** REQUIRED WORK **
Search the listing below for the string "chart" and copy every line where it occurs.
-- begin SOURCE DATA --
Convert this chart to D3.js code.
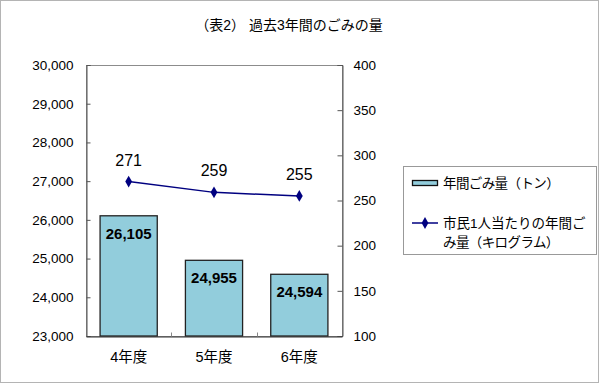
<html>
<head>
<meta charset="utf-8">
<style>
  body { margin: 0; background: #fff; }
  text { font-family: "Liberation Sans", Arial, "Noto Sans CJK JP", sans-serif; fill: #000; }
  .jp { font-family: "Liberation Sans", "Noto Sans CJK JP", sans-serif; }
</style>
</head>
<body>
<svg id="chart" width="600" height="385"></svg>
<script src="https://cdn.jsdelivr.net/npm/d3@7"></script>
<script>
  // data
  let categories = ["4年度", "5年度", "6年度"]
  let tonnage = [26105, 24955, 24594]
  let perCapita = [271, 259, 255]
  let leftTicks = [23000, 24000, 25000, 26000, 27000, 28000, 29000, 30000]
  let rightTicks = [100, 150, 200, 250, 300, 350, 400]
  let titleText = "（表2） 過去3年間のごみの量"
  let legendBar = "年間ごみ量（トン）"
  let legendLine = ["市民1人当たりの年間ご", "み量（キログラム）"]

  let svg = d3.select("#chart")

  // outer frame
  svg.append("rect")
      .attr("x", 0.5).attr("y", 0.5)
      .attr("width", 598).attr("height", 382)
      .attr("fill", "#fff").attr("stroke", "#b4b4b4")

  let plotL = 86, plotR = 342, plotT = 65, plotB = 336

  let x = d3.scaleBand().domain(categories).range([plotL, plotR])
  let yLeft = d3.scaleLinear().domain([23000, 30000]).range([plotB, plotT])
  let yRight = d3.scaleLinear().domain([100, 400]).range([plotB, plotT])

  // title
  svg.append("text")
      .attr("class", "jp")
      .attr("x", 289).attr("y", 30)
      .attr("text-anchor", "middle")
      .style("font-size", "14px")
      .text(titleText)

  // plot frame
  svg.append("rect")
      .attr("x", plotL + 0.5).attr("y", plotT + 0.5)
      .attr("width", plotR - plotL).attr("height", plotB - plotT)
      .attr("fill", "none").attr("stroke", "#8c8c8c")

  // bars
  let barW = x.bandwidth() * 0.67
  svg.selectAll(".bar")
      .data(tonnage)
      .enter().append("rect")
      .attr("class", "bar")
      .attr("x", (d, i) => x(categories[i]) + (x.bandwidth() - barW) / 2)
      .attr("y", d => yLeft(d))
      .attr("width", barW)
      .attr("height", d => plotB - yLeft(d))
      .attr("fill", "#92cddc")
      .attr("stroke", "#222")
      .attr("stroke-width", 1.3)

  // left axis
  let gl = svg.append("g")
      .attr("transform", "translate(" + (plotL + 0.5) + ",0)")
      .call(d3.axisRight(yLeft).tickValues(leftTicks).tickSize(4).tickFormat(d3.format(",")))
  gl.select(".domain").attr("stroke", "#555")
  gl.selectAll(".tick line").attr("stroke", "#555")
  gl.selectAll(".tick text")
      .attr("x", -13).attr("text-anchor", "end")
      .style("font-size", "13.5px").style("font-family", "'Liberation Sans', Arial")

  // right axis
  let gr = svg.append("g")
      .attr("transform", "translate(" + (plotR + 0.5) + ",0)")
      .call(d3.axisLeft(yRight).tickValues(rightTicks).tickSize(5))
  gr.select(".domain").attr("stroke", "#555")
  gr.selectAll(".tick line").attr("stroke", "#555")
  gr.selectAll(".tick text")
      .attr("x", 11).attr("text-anchor", "start")
      .style("font-size", "13.5px").style("font-family", "'Liberation Sans', Arial")

  // bottom axis
  let gb = svg.append("g")
      .attr("transform", "translate(0," + (plotB + 0.5) + ")")
      .call(d3.axisTop(x).tickSize(0).tickFormat(""))
  gb.select(".domain").attr("stroke", "#333")
  categories.slice(1).forEach(c => {
      gb.append("line")
          .attr("x1", Math.round(x(c)) + 0.5).attr("x2", Math.round(x(c)) + 0.5)
          .attr("y1", 0).attr("y2", -4)
          .attr("stroke", "#888")
  })
  svg.selectAll(".cat")
      .data(categories)
      .enter().append("text")
      .attr("class", "cat jp")
      .attr("x", d => x(d) + x.bandwidth() / 2)
      .attr("y", 362)
      .attr("text-anchor", "middle")
      .style("font-size", "14.5px")
      .text(d => d)

  // bar labels
  svg.selectAll(".barlabel")
      .data(tonnage)
      .enter().append("text")
      .attr("x", (d, i) => x(categories[i]) + x.bandwidth() / 2)
      .attr("y", d => yLeft(d) + 23)
      .attr("text-anchor", "middle")
      .style("font-size", "15px").style("font-weight", "bold")
      .text(d => d3.format(",")(d))

  // line
  let line = d3.line()
      .x((d, i) => x(categories[i]) + x.bandwidth() / 2)
      .y(d => yRight(d))
  svg.append("path")
      .datum(perCapita)
      .attr("d", line)
      .attr("fill", "none")
      .attr("stroke", "#000080")
      .attr("stroke-width", 1.5)

  let diamond = d3.symbol().type(d3.symbolDiamond).size(40)
  svg.selectAll(".pt")
      .data(perCapita)
      .enter().append("path")
      .attr("d", diamond)
      .attr("transform", (d, i) => "translate(" + (x(categories[i]) + x.bandwidth() / 2) + "," + yRight(d) + ")")
      .attr("fill", "#000080")

  svg.selectAll(".ptlabel")
      .data(perCapita)
      .enter().append("text")
      .attr("x", (d, i) => x(categories[i]) + x.bandwidth() / 2)
      .attr("y", d => yRight(d) - 16)
      .attr("text-anchor", "middle")
      .style("font-size", "16px")
      .text(d => d)

  // legend
  let lg = svg.append("g").attr("transform", "translate(403,166)")
  lg.append("rect")
      .attr("x", 0.5).attr("y", 0.5)
      .attr("width", 193).attr("height", 88)
      .attr("fill", "#fff").attr("stroke", "#999")
  lg.append("rect")
      .attr("x", 9.5).attr("y", 14.5)
      .attr("width", 25).attr("height", 5)
      .attr("fill", "#92cddc").attr("stroke", "#111").attr("stroke-width", 1.3)
  lg.append("text")
      .attr("class", "jp")
      .attr("x", 40).attr("y", 22)
      .style("font-size", "13.5px")
      .style("letter-spacing", "-0.6px")
      .text(legendBar)
  lg.append("line")
      .attr("x1", 9).attr("x2", 35).attr("y1", 57).attr("y2", 57)
      .attr("stroke", "#000080").attr("stroke-width", 1.5)
  lg.append("path")
      .attr("d", diamond)
      .attr("transform", "translate(22,57)")
      .attr("fill", "#000080")
  lg.selectAll(".lgl")
      .data(legendLine)
      .enter().append("text")
      .attr("class", "jp")
      .attr("x", 40)
      .attr("y", (d, i) => 62 + i * 19)
      .style("font-size", "13.5px")
      .style("letter-spacing", (d, i) => i ? "-0.6px" : "0px")
      .text(d => d)
</script>
</body>
</html>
-- end SOURCE DATA --
** WRITTEN ANSWER **
Convert this chart to D3.js code.
<svg id="chart" width="600" height="385"></svg>
  let svg = d3.select("#chart")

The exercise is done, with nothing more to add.